Written problem ▸
Copy exactly the lines from the beginning of the data down to and including the line holding "[anchor=base east, inner", without any pictures.

Available data ▸

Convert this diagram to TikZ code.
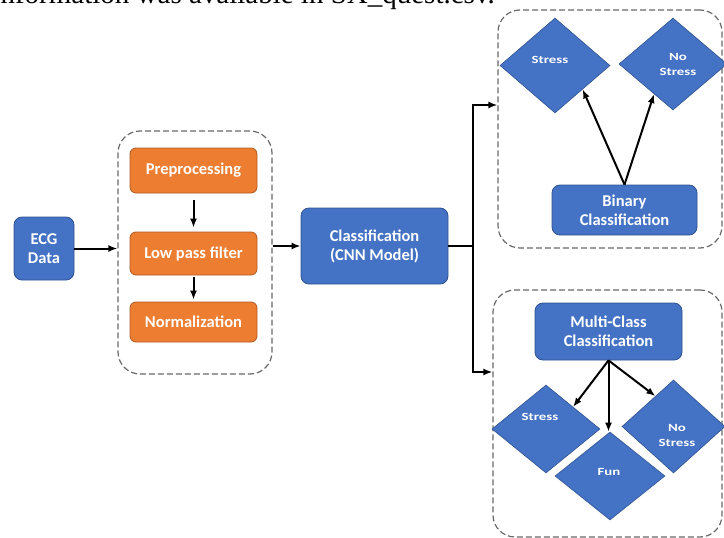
\documentclass[tikz,border=0pt]{standalone}
\usepackage{fontspec}
\usepackage{graphicx}
\setmainfont{Carlito}
\newfontfamily\docfont{Liberation Serif}
\usetikzlibrary{positioning}
\usetikzlibrary{shapes}
\usetikzlibrary{calc}
\usetikzlibrary{arrows.meta}

\definecolor{boxblue}{RGB}{68,114,196}
\definecolor{boxblueline}{RGB}{47,82,143}
\definecolor{boxorange}{RGB}{237,125,49}
\definecolor{boxorangeline}{RGB}{174,90,33}
\definecolor{groupgray}{RGB}{105,105,105}

\newcommand{\widetext}[1]{\scalebox{1.35}[1]{#1}}

\begin{document}
\begin{tikzpicture}[x=1pt,y=1pt,yscale=-1,xscale=1,
  bluebox/.style={draw=boxblueline, fill=boxblue, line width=0.8pt, rounded corners=8pt, text=white, font=\bfseries\fontsize{16.5}{19}\selectfont, align=center, inner sep=0pt},
  orangebox/.style={draw=boxorangeline, fill=boxorange, line width=0.8pt, rounded corners=6pt, text=white, font=\bfseries\fontsize{16.5}{19}\selectfont, align=center, inner sep=0pt, minimum width=127pt},
  group/.style={draw=groupgray, dash pattern=on 6pt off 3pt, line width=1.2pt, rounded corners=22pt, inner sep=0pt},
  decision/.style={diamond, draw=boxblueline, fill=boxblue, line width=0.6pt, inner sep=0pt},
  decisiontext/.style={text=white, font=\bfseries\fontsize{11}{15}\selectfont, align=center, inner sep=0pt},
  flow/.style={-{Latex[length=9pt,width=7pt]}, line width=2pt}]
\useasboundingbox (0,0) rectangle (724,538);

% Text Node
\node [anchor=base east, inner sep=0pt, font=\docfont\fontsize{29}{34}\selectfont] (doctext) at (495,3) {information was available in SX\_quest.csv.};

% Dashed groups
\node [group, minimum width=154pt, minimum height=243pt] (prepgrp) at (195,252.5) {};
\node [group, minimum width=224pt, minimum height=238pt] (bingrp) at (610,129) {};
\node [group, minimum width=229pt, minimum height=247pt] (multigrp) at (607.5,413.5) {};

% Input and preprocessing
\node [bluebox, minimum width=60pt, minimum height=63pt] (ecg) at (44,248.5) {ECG\\Data};
\node [orangebox, minimum height=45pt] (prep) at (193.5,170.5) {Preprocessing};
\node [orangebox, minimum height=43pt] (lowpass) at (193.5,253.5) {Low pass filter};
\node [orangebox, minimum height=40pt] (norm) at (193.5,322) {Normalization};

% Classifier
\node [bluebox, minimum width=147pt, minimum height=76pt] (cnn) at (374.5,246) {Classification\\(CNN Model)};
\coordinate (branch) at (473,246);

% Binary classification
\node [decision, minimum width=110pt, minimum height=95pt] (bstress) at (555,65.5) {};
\node [decision, minimum width=108pt, minimum height=92pt] (bnostress) at (673,64) {};
\node [decisiontext] at (550,60) {\widetext{Stress}};
\node [decisiontext] at (678,64) {\widetext{No}\\\widetext{Stress}};
\node [bluebox, minimum width=145pt, minimum height=50pt] (binary) at (624.5,210) {Binary\\Classification};

% Multi-class classification
\node [bluebox, minimum width=147pt, minimum height=57pt] (multi) at (608.5,331.5) {Multi-Class\\Classification};
\node [decision, minimum width=108pt, minimum height=88pt] (mstress) at (546,429) {};
\node [decision, minimum width=103pt, minimum height=93pt] (mnostress) at (673.5,426.5) {};
\node [decision, minimum width=110pt, minimum height=88pt] (mfun) at (610,476) {};
\node [decisiontext] at (540,417) {\widetext{Stress}};
\node [decisiontext] at (609,472) {\widetext{Fun}};
\node [decisiontext] at (677,435) {\widetext{No}\\\widetext{Stress}};

% Connections
\draw [flow] (ecg) -- (ecg -| prepgrp.west);
\draw [flow, shorten <=7pt, shorten >=4pt] (prep) -- (lowpass);
\draw [flow, shorten <=2pt, shorten >=2pt] (lowpass) -- (norm);
\draw [flow] (prepgrp.east |- cnn.west) -- (cnn.west);
\draw [line width=2pt] (cnn.east) -- (branch);
\draw [flow] (branch) |- (bingrp.west |- 0,105);
\draw [flow] (branch) |- (multigrp.west |- 0,372);
\draw [flow] (binary.north) -- ($(bstress.south)!0.5!(bstress.east)$);
\draw [flow] (binary.north) -- ($(bnostress.south)!0.35!(bnostress.west)$);
\draw [flow] (multi.south) -- ($(mstress.north)!0.5!(mstress.east)$);
\draw [flow] (multi.south) -- (multi.south |- mfun.north);
\draw [flow] (multi.south) -- ($(mnostress.north)!0.35!(mnostress.west)$);

\end{tikzpicture}
\end{document}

The solution ▸
Convert this diagram to TikZ code.
\documentclass[tikz,border=0pt]{standalone}
\usepackage{fontspec}
\usepackage{graphicx}
\setmainfont{Carlito}
\newfontfamily\docfont{Liberation Serif}
\usetikzlibrary{positioning}
\usetikzlibrary{shapes}
\usetikzlibrary{calc}
\usetikzlibrary{arrows.meta}

\definecolor{boxblue}{RGB}{68,114,196}
\definecolor{boxblueline}{RGB}{47,82,143}
\definecolor{boxorange}{RGB}{237,125,49}
\definecolor{boxorangeline}{RGB}{174,90,33}
\definecolor{groupgray}{RGB}{105,105,105}

\newcommand{\widetext}[1]{\scalebox{1.35}[1]{#1}}

\begin{document}
\begin{tikzpicture}[x=1pt,y=1pt,yscale=-1,xscale=1,
  bluebox/.style={draw=boxblueline, fill=boxblue, line width=0.8pt, rounded corners=8pt, text=white, font=\bfseries\fontsize{16.5}{19}\selectfont, align=center, inner sep=0pt},
  orangebox/.style={draw=boxorangeline, fill=boxorange, line width=0.8pt, rounded corners=6pt, text=white, font=\bfseries\fontsize{16.5}{19}\selectfont, align=center, inner sep=0pt, minimum width=127pt},
  group/.style={draw=groupgray, dash pattern=on 6pt off 3pt, line width=1.2pt, rounded corners=22pt, inner sep=0pt},
  decision/.style={diamond, draw=boxblueline, fill=boxblue, line width=0.6pt, inner sep=0pt},
  decisiontext/.style={text=white, font=\bfseries\fontsize{11}{15}\selectfont, align=center, inner sep=0pt},
  flow/.style={-{Latex[length=9pt,width=7pt]}, line width=2pt}]
\useasboundingbox (0,0) rectangle (724,538);

% Text Node
\node [anchor=base east, inner sep=0pt, font=\docfont\fontsize{29}{34}\selectfont] (doctext) at (495,3) {information was available in SX\_quest.csv.};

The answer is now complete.